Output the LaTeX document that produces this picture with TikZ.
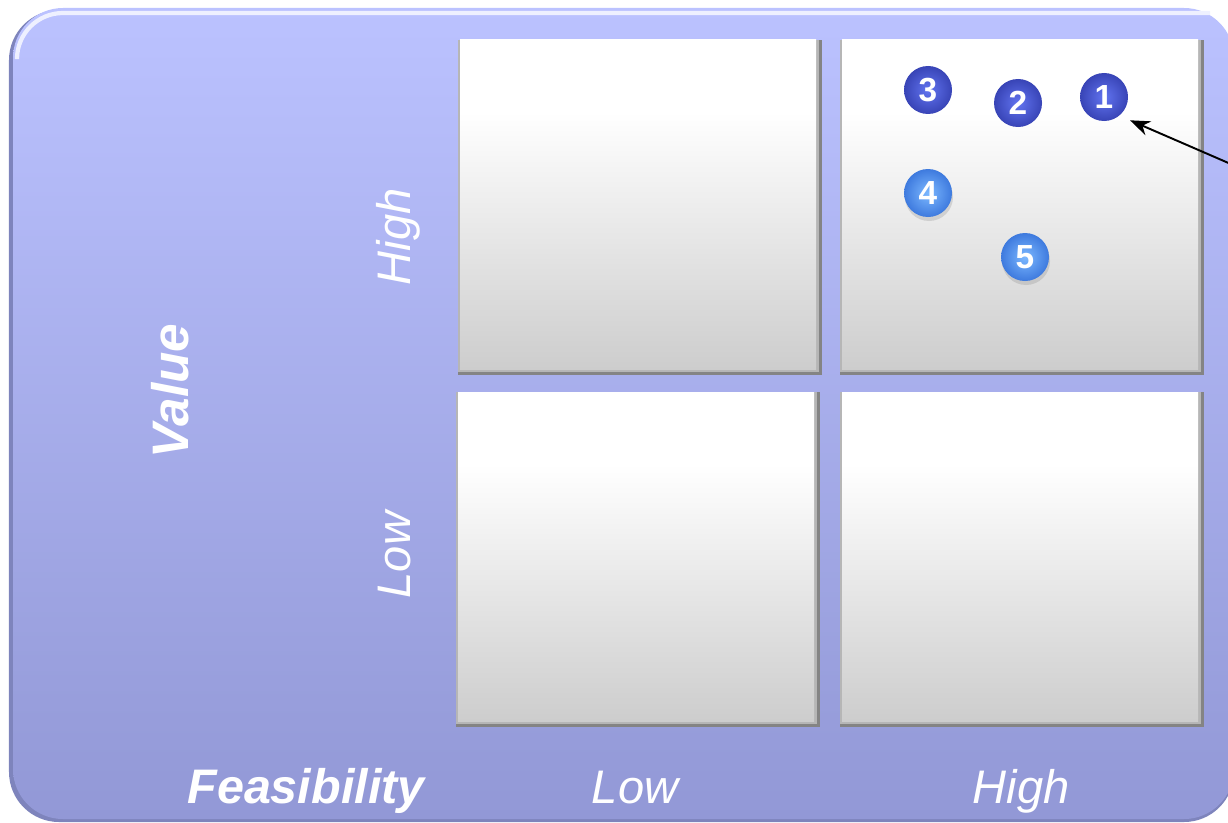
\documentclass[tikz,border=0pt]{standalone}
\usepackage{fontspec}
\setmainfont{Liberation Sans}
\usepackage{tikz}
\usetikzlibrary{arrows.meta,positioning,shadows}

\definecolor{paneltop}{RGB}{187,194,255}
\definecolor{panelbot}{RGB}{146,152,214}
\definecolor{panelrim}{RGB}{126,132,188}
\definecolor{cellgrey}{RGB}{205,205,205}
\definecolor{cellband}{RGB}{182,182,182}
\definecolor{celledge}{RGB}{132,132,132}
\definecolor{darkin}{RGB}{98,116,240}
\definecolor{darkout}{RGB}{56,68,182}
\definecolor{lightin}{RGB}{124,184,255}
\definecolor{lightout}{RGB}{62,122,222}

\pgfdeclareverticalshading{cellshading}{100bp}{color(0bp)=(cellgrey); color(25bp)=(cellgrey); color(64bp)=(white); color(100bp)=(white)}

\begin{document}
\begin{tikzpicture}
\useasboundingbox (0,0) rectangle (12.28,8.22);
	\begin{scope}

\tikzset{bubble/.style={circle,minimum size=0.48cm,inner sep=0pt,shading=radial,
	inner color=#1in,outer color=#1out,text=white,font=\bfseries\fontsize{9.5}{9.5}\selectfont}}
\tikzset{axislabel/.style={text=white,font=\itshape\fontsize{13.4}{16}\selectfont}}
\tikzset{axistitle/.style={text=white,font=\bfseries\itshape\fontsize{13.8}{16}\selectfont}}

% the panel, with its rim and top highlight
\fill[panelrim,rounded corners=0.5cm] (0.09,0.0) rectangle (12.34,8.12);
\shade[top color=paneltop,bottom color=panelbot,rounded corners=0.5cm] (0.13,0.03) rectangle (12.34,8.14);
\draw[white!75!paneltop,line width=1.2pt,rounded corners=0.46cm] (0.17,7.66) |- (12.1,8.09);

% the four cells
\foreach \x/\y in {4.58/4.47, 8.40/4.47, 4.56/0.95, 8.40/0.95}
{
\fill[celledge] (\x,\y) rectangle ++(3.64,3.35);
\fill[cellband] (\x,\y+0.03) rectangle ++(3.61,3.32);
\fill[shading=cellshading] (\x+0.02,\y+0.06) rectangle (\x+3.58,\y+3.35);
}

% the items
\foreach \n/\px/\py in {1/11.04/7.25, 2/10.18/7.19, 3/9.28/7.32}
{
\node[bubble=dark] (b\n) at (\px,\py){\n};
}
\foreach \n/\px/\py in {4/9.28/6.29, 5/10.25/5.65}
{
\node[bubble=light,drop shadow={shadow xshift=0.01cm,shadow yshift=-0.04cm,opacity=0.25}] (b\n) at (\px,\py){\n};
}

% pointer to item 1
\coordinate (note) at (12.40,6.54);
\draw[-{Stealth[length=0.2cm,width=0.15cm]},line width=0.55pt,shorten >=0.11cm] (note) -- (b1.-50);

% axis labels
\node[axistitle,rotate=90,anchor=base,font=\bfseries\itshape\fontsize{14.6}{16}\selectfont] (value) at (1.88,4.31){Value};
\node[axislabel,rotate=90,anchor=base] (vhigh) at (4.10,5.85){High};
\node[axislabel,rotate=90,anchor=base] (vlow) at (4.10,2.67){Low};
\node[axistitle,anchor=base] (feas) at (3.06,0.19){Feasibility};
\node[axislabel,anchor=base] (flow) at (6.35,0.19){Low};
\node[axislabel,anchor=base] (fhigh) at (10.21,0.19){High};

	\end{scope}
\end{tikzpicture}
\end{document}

+-------+

* _Brief_
From the first line above down to the line with "(0.17,7.66) |- (12.1,8.09);", reproduce every line and no others, omitting pictures.

* _Solution for this exercise_
Output the LaTeX document that produces this picture with TikZ.
\documentclass[tikz,border=0pt]{standalone}
\usepackage{fontspec}
\setmainfont{Liberation Sans}
\usepackage{tikz}
\usetikzlibrary{arrows.meta,positioning,shadows}

\definecolor{paneltop}{RGB}{187,194,255}
\definecolor{panelbot}{RGB}{146,152,214}
\definecolor{panelrim}{RGB}{126,132,188}
\definecolor{cellgrey}{RGB}{205,205,205}
\definecolor{cellband}{RGB}{182,182,182}
\definecolor{celledge}{RGB}{132,132,132}
\definecolor{darkin}{RGB}{98,116,240}
\definecolor{darkout}{RGB}{56,68,182}
\definecolor{lightin}{RGB}{124,184,255}
\definecolor{lightout}{RGB}{62,122,222}

\pgfdeclareverticalshading{cellshading}{100bp}{color(0bp)=(cellgrey); color(25bp)=(cellgrey); color(64bp)=(white); color(100bp)=(white)}

\begin{document}
\begin{tikzpicture}
\useasboundingbox (0,0) rectangle (12.28,8.22);
	\begin{scope}

\tikzset{bubble/.style={circle,minimum size=0.48cm,inner sep=0pt,shading=radial,
	inner color=#1in,outer color=#1out,text=white,font=\bfseries\fontsize{9.5}{9.5}\selectfont}}
\tikzset{axislabel/.style={text=white,font=\itshape\fontsize{13.4}{16}\selectfont}}
\tikzset{axistitle/.style={text=white,font=\bfseries\itshape\fontsize{13.8}{16}\selectfont}}

% the panel, with its rim and top highlight
\fill[panelrim,rounded corners=0.5cm] (0.09,0.0) rectangle (12.34,8.12);
\shade[top color=paneltop,bottom color=panelbot,rounded corners=0.5cm] (0.13,0.03) rectangle (12.34,8.14);
\draw[white!75!paneltop,line width=1.2pt,rounded corners=0.46cm] (0.17,7.66) |- (12.1,8.09);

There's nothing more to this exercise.